Political ethnographers have pushed political scientists to expand their definitions of what counts as empirical evidence when studying the nature of power and politics in modern nation-states. Scholarship in political anthropology now encompasses a broad range of methods, forms of research, and theoretical approaches. With this, political anthropologists use interpretive analysis and ethnographic methods to rethink theoretical categories and concepts, provide alternative explanations of political phenomena, and challenge definitions of social science knowledge.

Bibliography:

  1. Almond, Gabriel Abraham, and Sidney Verba. The Civic Culture Revisited. Newbury Park, Calif.: Sage Publications, 1989.
  2. Anderson, Benedict. Imagined Communities: Reflections on the Origin and Spread of Nationalism. New York:Verso, 1983.

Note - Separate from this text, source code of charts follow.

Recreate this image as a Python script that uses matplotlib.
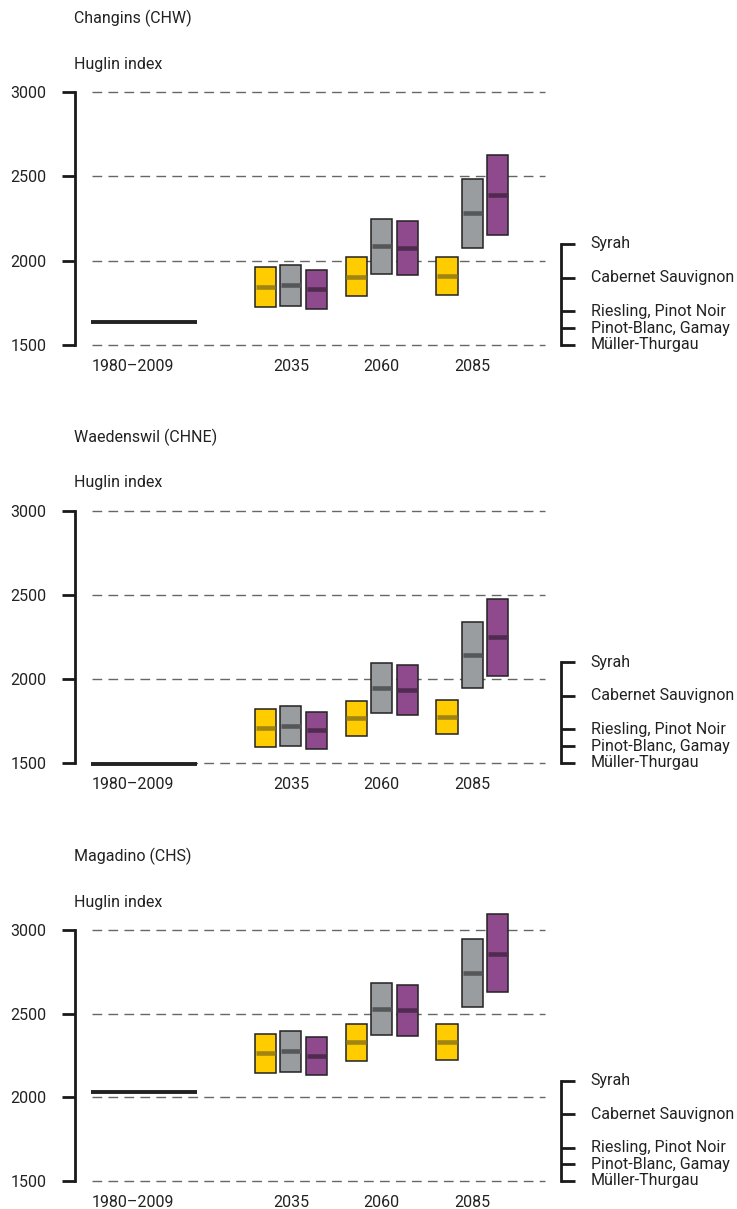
import matplotlib
matplotlib.use("Agg")
import matplotlib.pyplot as plt
from matplotlib.transforms import blended_transform_factory

plt.rcParams['font.family'] = ['Roboto', 'DejaVu Sans']

# ---------------- data ----------------
stations = ['Changins (CHW)', 'Waedenswil (CHNE)', 'Magadino (CHS)']
periods = ['2035', '2060', '2085']
period_x = [2035, 2060, 2085]
baseline_label = '1980–2009'
baseline_span = [1980, 2009]
baseline_values = [1636, 1497, 2032]

# scenario order: yellow, grey, purple
chw_low = [[1724, 1791, 1799], [1731, 1923, 2075], [1716, 1917, 2154]]
chw_med = [[1844, 1903, 1911], [1854, 2087, 2283], [1830, 2077, 2389]]
chw_high = [[1963, 2020, 2020], [1976, 2249, 2486], [1945, 2237, 2625]]

chne_low = [[1593, 1663, 1671], [1601, 1796, 1944], [1585, 1788, 2020]]
chne_med = [[1708, 1766, 1774], [1720, 1944, 2141], [1696, 1937, 2248]]
chne_high = [[1821, 1869, 1875], [1838, 2097, 2341], [1804, 2083, 2476]]

chs_low = [[2143, 2220, 2224], [2152, 2375, 2537], [2135, 2367, 2629]]
chs_med = [[2262, 2329, 2333], [2274, 2530, 2744], [2248, 2520, 2859]]
chs_high = [[2379, 2438, 2440], [2396, 2686, 2944], [2361, 2673, 3093]]

lows = [chw_low, chne_low, chs_low]
meds = [chw_med, chne_med, chs_med]
highs = [chw_high, chne_high, chs_high]

yticks = [1500, 2000, 2500, 3000]
grape_labels = ['Müller-Thurgau', 'Pinot-Blanc, Gamay', 'Riesling, Pinot Noir',
                'Cabernet Sauvignon', 'Syrah']
grape_values = [1500, 1600, 1700, 1900, 2100]

fill_colors = ['#FFCC00', '#9A9D9F', '#8F4A8E']
med_colors = ['#A08512', '#555758', '#502B50']
offsets = [-7, 0, 7]
box_w = 5.8
TXT = '#222222'
FS = 11.5

# ---------------- figure ----------------
W, H = 737, 1209
fig = plt.figure(figsize=(W / 100, H / 100), dpi=100)

panel_px = [(92, 345), (511, 763), (930, 1181)]  # (top, bottom) pixel rows of 3000 / 1500
x0_px, x1_px = 75, 545
xlim = (1975.5, 2105)

for i, st in enumerate(stations):
    top, bot = panel_px[i]
    ax = fig.add_axes([x0_px / W, 1 - bot / H, (x1_px - x0_px) / W, (bot - top) / H])
    ax.set_xlim(*xlim)
    ax.set_ylim(1500, 3000)
    for s in ['top', 'right', 'bottom']:
        ax.spines[s].set_visible(False)
    ax.spines['left'].set_linewidth(2.0)
    ax.spines['left'].set_color('#1a1a1a')
    ax.set_xticks([])
    ax.set_yticks(yticks)
    ax.set_yticklabels([str(v) for v in yticks])
    ax.tick_params(axis='y', length=9.5, width=2.0, color='#1a1a1a', pad=11,
                   labelsize=FS, labelcolor=TXT)
    ax.patch.set_visible(False)

    # grid
    for v in yticks:
        ax.plot([1980.2, 2105], [v, v], color='#666666', lw=1.0,
                ls=(0, (7, 4.5)), zorder=1, clip_on=False)

    # baseline
    ax.plot(baseline_span, [baseline_values[i]] * 2, color='#222222', lw=2.8,
            solid_capstyle='butt', zorder=3, clip_on=False)

    # boxes
    for s in range(3):
        for p in range(3):
            xc = period_x[p] + offsets[s]
            lo, md, hi = lows[i][s][p], meds[i][s][p], highs[i][s][p]
            ax.bar(xc, hi - lo, bottom=lo, width=box_w, color=fill_colors[s],
                   edgecolor='#222222', linewidth=1.1, zorder=4, clip_on=False)
            ax.plot([xc - box_w / 2 + 0.2, xc + box_w / 2 - 0.2], [md, md],
                    color=med_colors[s], lw=3.3, solid_capstyle='butt',
                    zorder=5, clip_on=False)

    # x labels
    tr = blended_transform_factory(ax.transData, ax.transAxes)
    ax.annotate(baseline_label, xy=(baseline_span[0], 0), xycoords=tr,
                xytext=(0, -15.5), textcoords='offset points', ha='left',
                va='center', fontsize=FS, color=TXT)
    for p in range(3):
        ax.annotate(periods[p], xy=(period_x[p], 0), xycoords=tr,
                    xytext=(0, -15.5), textcoords='offset points', ha='center',
                    va='center', fontsize=FS, color=TXT)

    # titles
    fig.text(74 / W, 1 - (top - 74) / H, st, ha='left', va='center',
             fontsize=FS, color=TXT)
    fig.text(74 / W, 1 - (top - 28) / H, 'Huglin index', ha='left', va='center',
             fontsize=FS, color=TXT)

    # grape bracket
    bx = 2109.3
    tx = 2113.3
    ax.plot([bx, bx], [grape_values[0], grape_values[-1]], color='#1a1a1a',
            lw=2.0, clip_on=False, solid_capstyle='projecting')
    for g, v in zip(grape_labels, grape_values):
        ax.plot([bx, tx], [v, v], color='#1a1a1a', lw=2.0, clip_on=False,
                solid_capstyle='butt')
        ax.text(2117.6, v, g, ha='left', va='center', fontsize=FS, color=TXT,
                clip_on=False)

fig.savefig('out.png', dpi=100)
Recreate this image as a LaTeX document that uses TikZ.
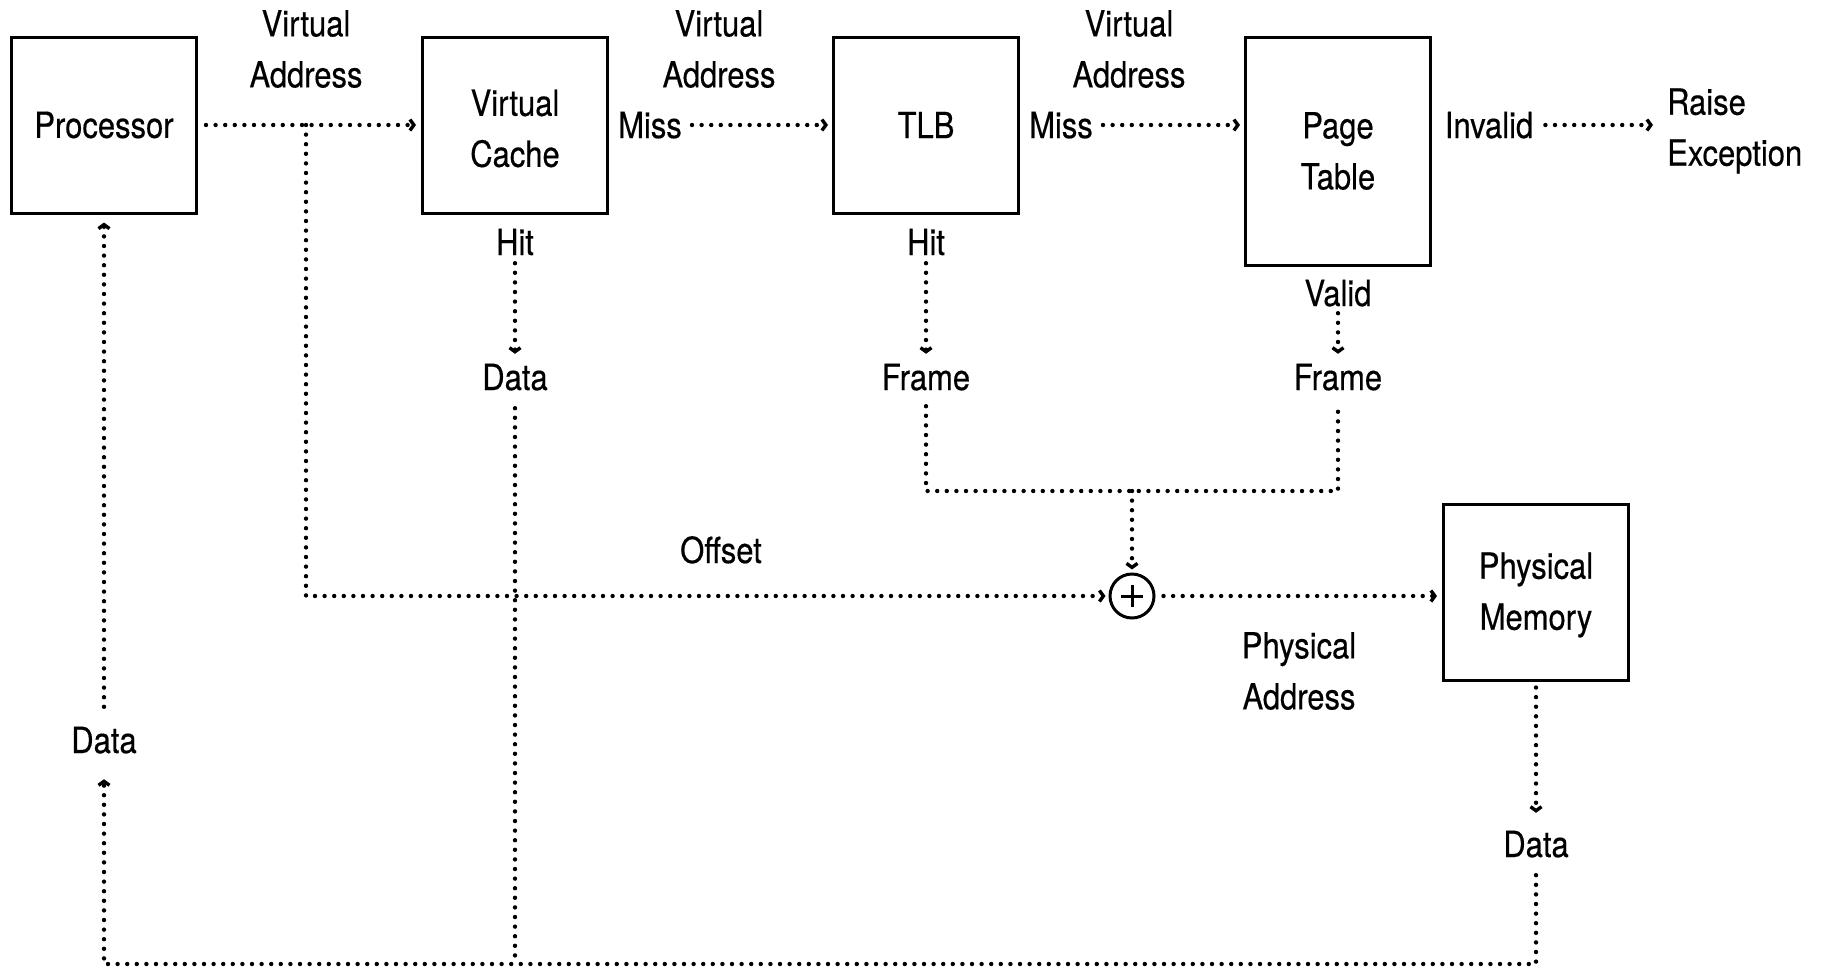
\documentclass[tikz,border=0pt]{standalone}
\usepackage{fontspec}
\setmainfont{TeX Gyre Heros}[FakeStretch=0.86,FakeBold=0.4]
\usetikzlibrary{arrows.meta}
\begin{document}
\begin{tikzpicture}[x=1pt,y=-1pt,
 every node/.style={font=\fontsize{36}{51}\selectfont},
 box/.style={draw,line width=3pt,minimum width=185pt,minimum height=176pt,inner sep=0pt,align=center},
 lbl/.style={inner sep=0pt,align=center},
 one/.style={inner sep=0pt,text height=26pt,text depth=0pt},
 con/.style={line width=4.4pt,line cap=round,dash pattern=on 0pt off 9.6pt},
 arr/.style={con,-{Straight Barb[length=4pt,width=11pt,line width=3.4pt]}}]
\useasboundingbox (0,0) rectangle (1830,969);
% boxes
\node[box] (proc) at (104,125) {Processor};
\node[box,label={[lbl,yshift=-3.5pt]center:Virtual\\Cache}] (vc) at (515,125) {};
\node[box] (tlb) at (926,125) {TLB};
\node[box,minimum height=228pt] (pt) at (1338,151) {Page\\Table};
\node[box,label={[lbl,yshift=-3pt]center:Physical\\Memory}] (pm) at (1536,592) {};
% labels
\node[lbl] (va1) at (306,49) {Virtual\\Address};
\node[lbl] (va2) at (719,49) {Virtual\\Address};
\node[lbl] (va3) at (1129,49) {Virtual\\Address};
\node[one] (miss1) at (650,125) {Miss};
\node[one] (miss2) at (1061,125) {Miss};
\node[one] (inv) at (1489,125) {Invalid};
\node[lbl,align=left,anchor=west] (exc) at (1667,131) {Raise\\Exception};
\node[one] (hit1) at (515,242) {Hit};
\node[one] (data1) at (515,377) {Data};
\node[one] (hit2) at (926,242) {Hit};
\node[one] (fr1) at (926,377) {Frame};
\node[one] (valid) at (1338,293) {Valid};
\node[one] (fr2) at (1338,377) {Frame};
\node[one] (off) at (721,550) {Offset};
\node[lbl] (pa) at (1299,671) {Physical\\Address};
\node[one] (data2) at (1536,844) {Data};
\node[one] (data3) at (104,740) {Data};
\node[draw,circle,line width=3pt,minimum size=44pt,inner sep=0pt] (plus) at (1132,596) {};
\draw[line width=3pt] ([xshift=-11pt]plus.center) -- ([xshift=11pt]plus.center)
  ([yshift=-11pt]plus.center) -- ([yshift=11pt]plus.center);
% coordinates
\coordinate (br) at (306,125);
\coordinate (j) at (1132,491);
\coordinate (bl) at (104,964);
% connectors
\draw[arr,shorten <=8pt,shorten >=5pt] (proc.east) -- (vc.west);
\draw[arr,shorten <=10pt,shorten >=4pt] (miss1.east) -- (tlb.west);
\draw[arr,shorten <=10pt,shorten >=4pt] (miss2.east) -- (pt.west |- miss2.east);
\draw[arr,shorten <=12pt,shorten >=14pt] (inv.east) -- (exc.west |- inv.east);
\draw[arr,shorten >=3pt] (br) |- (plus.west);
\draw[arr,shorten <=8pt,shorten >=10pt] (hit1.south) -- (data1.north);
\draw[arr,shorten <=8pt,shorten >=10pt] (hit2.south) -- (fr1.north);
\draw[arr,shorten <=7pt,shorten >=10pt] (valid.south) -- (fr2.north);
\draw[con,shorten <=16pt,shorten >=16pt] (fr1.south) |- (j) -| (fr2.south);
\draw[arr,shorten >=3pt] (j) -- (plus.north);
\draw[arr,shorten <=8pt,shorten >=5pt] (plus.east) -- (pm.west |- plus.east);
\draw[arr,shorten <=6pt,shorten >=18pt] (pm.south) -- (data2.north);
\draw[arr,shorten <=18pt,shorten >=26pt] (data2.south) |- (bl) -- (data3.south);
\draw[arr,shorten <=20pt,shorten >=8pt] (data3.north) -- (proc.south);
\draw[con,shorten <=18pt] (data1.south) -- (data1.south |- bl);
\end{tikzpicture}
\end{document}
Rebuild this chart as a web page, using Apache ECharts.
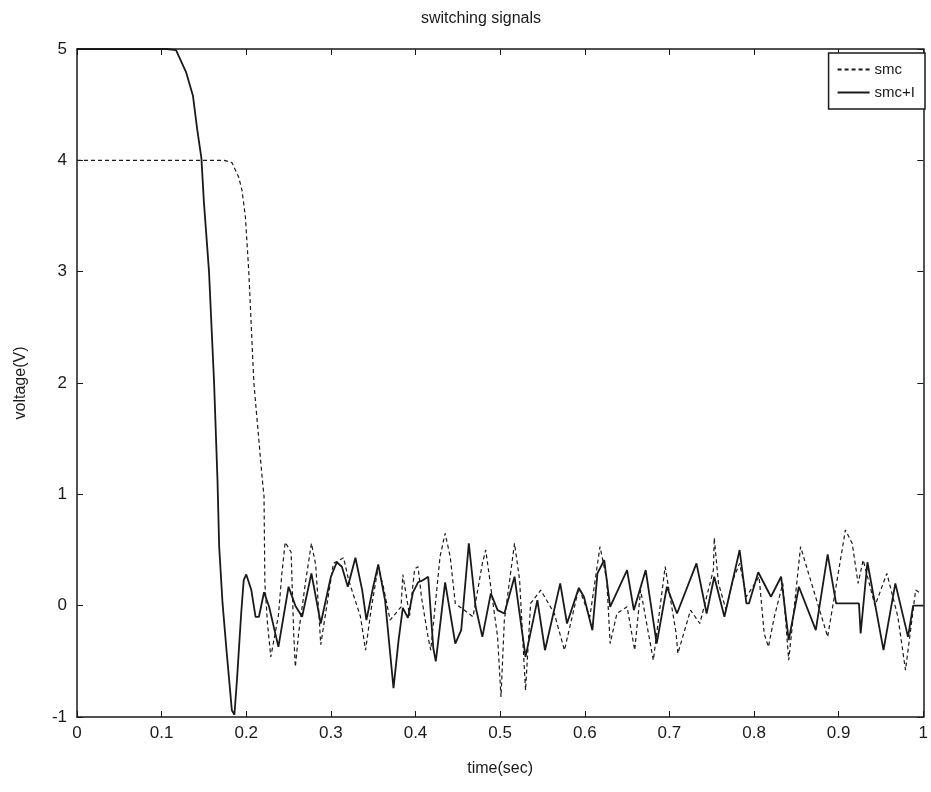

  3. Foucault, Michel. Power/Knowledge: Selected Interviews and Other Writings, 1972–1977. New York: Pantheon, 1980.
  4. Geertz, Clifford. The Interpretation of Cultures. New York: Basic Books, 1973.
  5. Laitin, David D. Hegemony and Culture: Politics and Change among the Yoruba. Chicago: University of Chicago Press, 1986.
  6. Rudolph, Lloyd, and Susanne Rudolph. “Engaging Subjective Knowledge: How Amar Singh’s Diary Narratives of and by the Self Explain Identity Formation.” Perspectives on Politics 1, no. 4 (2003): 681–694.
  7. The Modernity of Tradition: Political Development in India. Chicago: University of Chicago Press, 1967.
  8. Scott, James. Weapons of the Weak: Everyday Forms of Peasant Resistance. New Haven: Yale University Press, 1987.
  9. Smith, Roger M. “The Politics of Identities and the Tasks of Political Science.” In Problems and Methods in the Study of Politics, edited by Ian Shapiro, Rogers M. Smith, and Tarek E. Masoud, 42–66. New York: Cambridge University Press, 2004.
  10. Wedeen, Lisa. Ambiguities of Domination: Politics, Rhetoric, and Symbols in Contemporary Syria. Chicago: University of Chicago Press, 1999.